ちなみに、この時フォームが大きく乱れるようなら、1RMの測定は実施しない方が無難です。

1RMの測定は、最大挙上重量を知ると同意義ですので、自分の限界に挑戦することになります。

限界まで追い込むことでフォームが大きく乱れるようなら、1RMの測定時もフォームが大きく乱れ、怪我のリスクが高まると判断可能です。

限界まで追い込み、重さと回数を把握できたら、数値を以下の計算式に代入し、1RMの推定値を求めていきます。

計算式はいくつもあるのですが、もっとも簡単なものは「Epley式」でしょうか。

1RM = w(1+r/30)

wは重さ(weight)を、rは回数(repetition)を表しており、例えば80kgの重さで6回こなせた場合は、

1RM = 80(1+6÷30)
1RM = 80+16

1RMの推定値は90kgとなります。

なお、計算式の使用が面倒な場合は、下記のRM表を使用するのもアリです。

%1RM 最大往復回数
100 1
95 2
90 4
85 6
80 8
75 10
70 12
65 15
60 20

例えば70kgの重さで8回こなせた場合は、70kgが80%1RMとなるため、

1RM = 70÷0.8

1RMの推定値は87.5kgとなります。

なお、計算式もRM表も、完璧に1RMを導き出せるわけではありません。

特にスクワットは自重がかなり影響しますので、1RMの推定値はあくまでもおそらくに過ぎない、とお考えください。

実施する際の手順・注意点

1RMの推定値を事前に求めましたら、

ウォーム1セット目:推定値の30%1RM以下で10回
ウォーム2セット目:推定値の50%1RMで5回
ウォーム3セット目:推定値の70%1RMで3回
ウォーム4セット目:推定値の90%1RMで1回
本番:推定値に挑戦

という内容で進めていきましょう。

詳しく解説していきます。

ウォーム1セット目:まずは、軽い重さ(推定値の30%1RM以下)で10回こなします。この時に、フォームをしっかりと確認し、痛みや違和感がないかを調べてください。

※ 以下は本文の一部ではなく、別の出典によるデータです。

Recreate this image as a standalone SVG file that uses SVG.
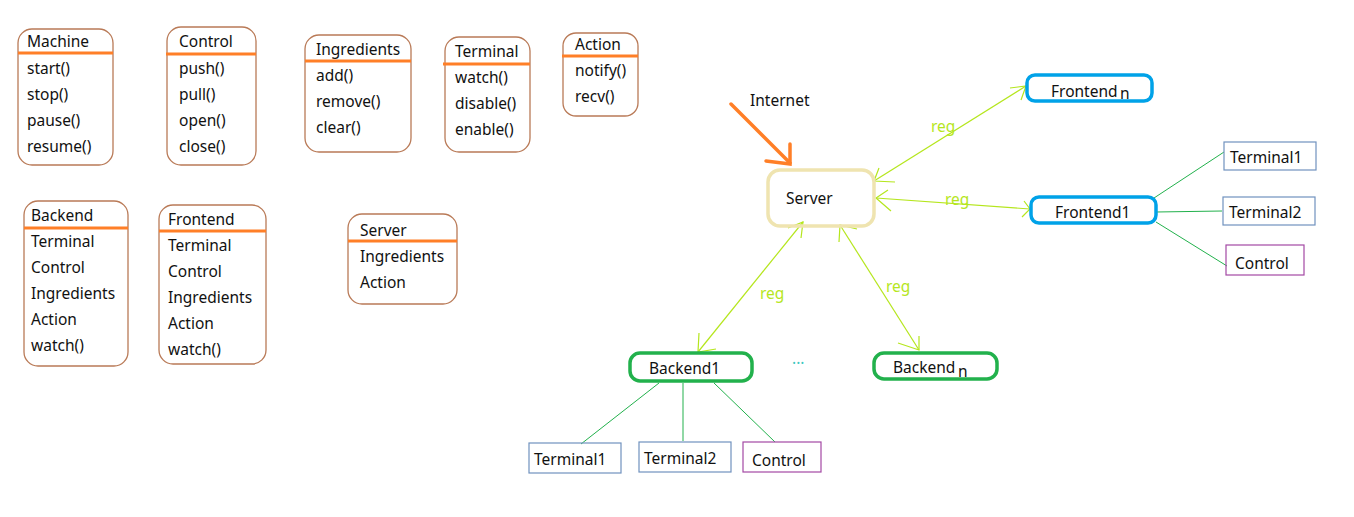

ウォーム2セット目:フォームの確認、痛みや違和感がないかを調べたら、少し休憩を挟んだのち、推定値の50%1RMで5回こなします。

ウォーム3セット目:ウォーム2セット目と同様の流れで、推定値の70%1RMで3回こなします。

ウォーム4セット目:ウォーム3セット目と同様の流れで、推定値の90%1RMで1回こなします。

本番:ウォーム4セット目と同様の流れで、推定値に挑戦します。

パターン①推定値を持ち挙げられた場合:2分前後休憩を挟んで疲労を取り除いたのち、2.5〜5kg増やして再び挑戦します。なお、比較的余裕を持って推定値を持ち挙げられた場合は、5kg〜でも構いません。失敗するまでこれを繰り返し、最後持ち挙げられた重さが1RMです。

パターン②推定値を持ち挙げられなかった場合:2分前後休憩を挟んで疲労を取り除いたのち、2.5〜5kg減らして再び挑戦します。なお、推定値がかなり重たく感じた場合は、5kg〜でも構いません。

減らした重さで持ち挙げられた場合は、2分前後休憩を挟んで疲労を取り除いたのち、2.5〜5kg増やして再び挑戦します。失敗するまでこれを繰り返し、最後持ち挙げられた重さが1RMです。

ちなみにですが、本番はできるだけ少ないセット数で完結することを心がけたほうが良いかと思います。

本番のセット数が多くなればなるほど疲労がたまりますし、集中力も低下することで、本来持ち挙げられるはずの重さが持ち挙げられない、という恐れがあるためです。

最後に

今回の記事は、1RMを測定する必要性について、また、その計算式等を書いてきましたが、手順・注意点に関しては、私個人や信頼できるトレーナーの経験論に基づいています。

そのため、ここに記載した内容は、あくまでも参考程度に留めていただくことをオススメします。

何も、全てこの通りに取り組む必要は全くありません。

ただ、1RMの測定を実施するにあたって、個人的な意見をお伝えすると、

・ウォームセットの重さは、軽い負荷から始め段階的に増やしていく。
・ウォームセットの回数は、疲労がたまらない程度に抑える。
・ウォームのセット数は、多すぎず少なすぎず4セット前後。
・本番のセット数はできるだけ少なく。
・本番の休憩時間は2分前後。

みたいな感じのルールは持っておいた方が良いように思います。